World athletics has been thrown into chaos after leaks of confidential data revealed that a third of the medals in Olympic and world championship endurance races from 2001-2012 were won by by runners with suspicious blood.
Britain's Sunday Times and the German broadcaster ARD said they had obtained the secret data from world athletics' governing body the IAAF, supplied by a whistleblower "disgusted" by the extent of doping.
The news organisations said they had shown the data to two experts, who concluded that track and field endurance events were in the same dire state as cycling had been at the peak of a doping scandal that nearly destroyed that sport, when American Lance Armstrong was stripped of seven Tour de France victories.
The Australian doping expert Doctor Robin Parisotto, who reviewed the data, told the Sunday Times he'd never seen such an alarmingly abnormal set of blood values. More than 800 of the athletes had recorded one or more "abnormal" results.
Russia accounted for more than half the most suspicious results.
The IAAF did not immediately address the substance of the reports but said it was preparing a response, and noted they were based on confidential information obtained without permission.
The World Anti-Doping Agency, a separate body set up in 1999 to coordinate doping investigations across global sport, said it was "very disturbed".
WADA said results were clean for a number of top athletes, including Britain's 2012 Olympic double gold medallist Mo Farah, the Jamaican sprinter Usain Bolt and British heptathlete Jessica Ennis-Hill.
ARD, who last December aired similar accusations of doping and corruption in Russia, returned to the controversy just three weeks out from the World Championships in Beijing.
"Despite assurances from the Russian authorities (in favour of a clean sport) doped competitors and their suppliers are always protected," the public broadcaster said in a statement.

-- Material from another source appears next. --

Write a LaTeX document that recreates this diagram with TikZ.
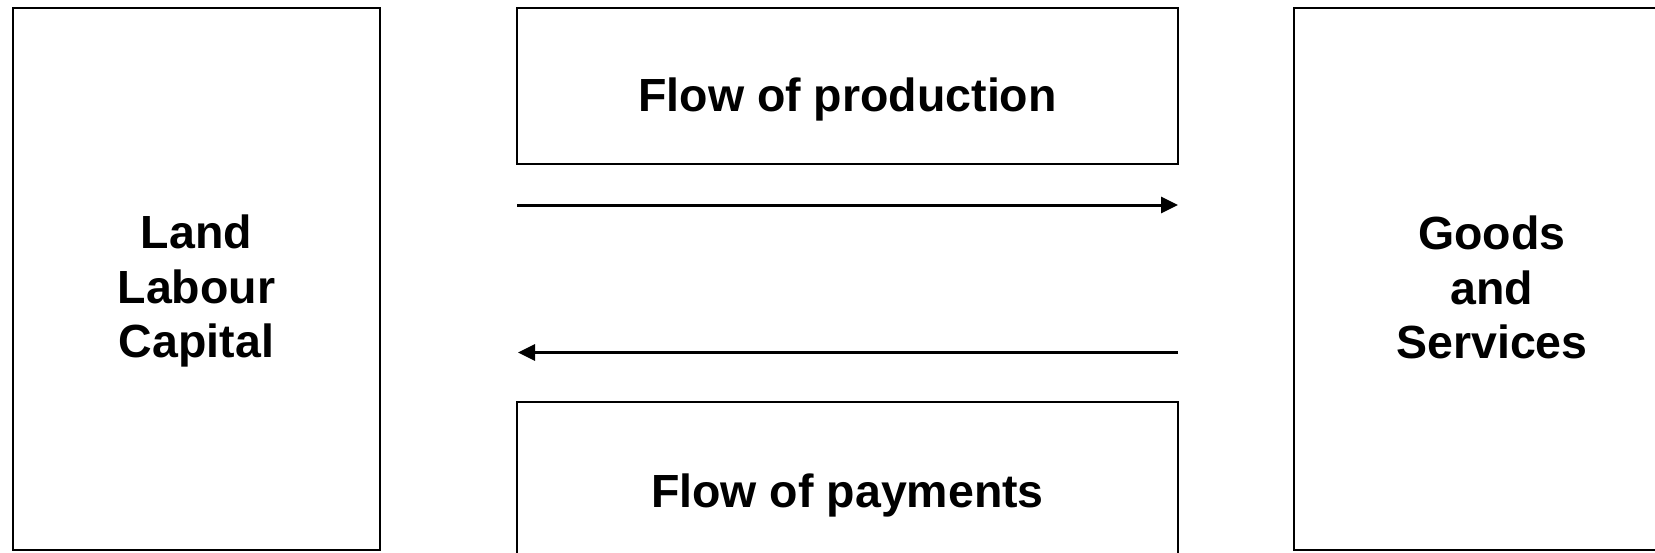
\documentclass[tikz,border=0pt]{standalone}
\usepackage{fontspec}
\setmainfont{Liberation Sans}
\usetikzlibrary{arrows.meta}
\begin{document}
\begin{tikzpicture}[x=1pt,y=-1pt,
  box/.style={draw=black,line width=2.4pt,inner sep=0pt,outer sep=0pt,anchor=north west},
  lbl/.style={font=\fontsize{46.5}{54.5}\selectfont\bfseries,align=center,inner sep=0pt},
  flow/.style={line width=3pt,-{Triangle[length=17pt,width=16pt]}}]
\useasboundingbox (0,0) rectangle (1655,552);
\clip (0,0) rectangle (1655,552);
\fill[white] (0,0) rectangle (1655,552);
% boxes
\node[box,minimum width=367pt,minimum height=542pt] (factors) at (13,8) {};
\node[box,minimum width=396pt,minimum height=542pt] (goods) at (1294,8) {};
\node[box,minimum width=661pt,minimum height=156pt] (prod) at (517,8) {};
\node[box,minimum width=661pt,minimum height=156pt] (pay) at (517,402) {};
% texts
\node[lbl,anchor=base] (prodtxt) at (847.5,111) {Flow of production};
\node[lbl,anchor=base] (paytxt) at (847.5,507) {Flow of payments};
\node[lbl,anchor=north] (factxt) at (196.5,215) {Land\\Labour\\Capital};
\node[lbl,anchor=north] (goodstxt) at (1492,216) {Goods\\and\\Services};
% arrows
\coordinate (p1) at (517,205);
\coordinate (p2) at (1178,205);
\coordinate (q1) at (1178,352.5);
\coordinate (q2) at (518,352.5);
\draw[flow] (p1) -- (p2);
\draw[flow] (q1) -- (q2);
\end{tikzpicture}
\end{document}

The makers of the film say that a hidden camera recorded 800m athlete Anastasia Bazdireva as praising the benefits of drugs.
"With anabolics, I have stiff muscles. But I can run. It's hard but it's OK. You feel different with anabolics," she is recorded as claiming.
Dick Pound, the former head of world anti-doping agency WADA, said the latest allegations were worrying.
"If all of this is true, then the problem is certainly more significant that what has been admitted so far," he said.
ARD journalists also said that they had been given access by an anonymous source to a database of 12,000 drug test results taken from around 5000 athletes between 2001 to 2012.
Results were examined by Australian haematologist Michael Ashenden.
"According to him, these tests leave no doubt over the fact that endurance disciplines at Olympics and world championships were contaminated by doping," added the ARD statement.
Journalists also returned to Kenya where they claim another hidden camera showed injections of "dangerous" doping products being administered.
The programme claimed that there is "massive corruption" within the Kenyan set-up and "a desire to cover-up doping... to the summit of the Kenyan athletics federation".
Kenya was rocked this year when marathon star Rita Jeptoo was banned for two years after being caught doping with the banned blood-boosting hormone EPO.
"Since 2006, I have not been forced to do a single blood test in Kenya," the 34-year-old is quoted as saying by ARD, adding that only urine tests were carried out.
After ARD's first expose into doping at the end of 2014, Russian Athletics Federation president Valentin Balakhnichev was axed from his job as treasurer of the International Association of Athletics Federations.
In February he quit as president of the Russian body.
In the furore that followed, the Russian federation said it was intending to sue ARD over their doping allegations.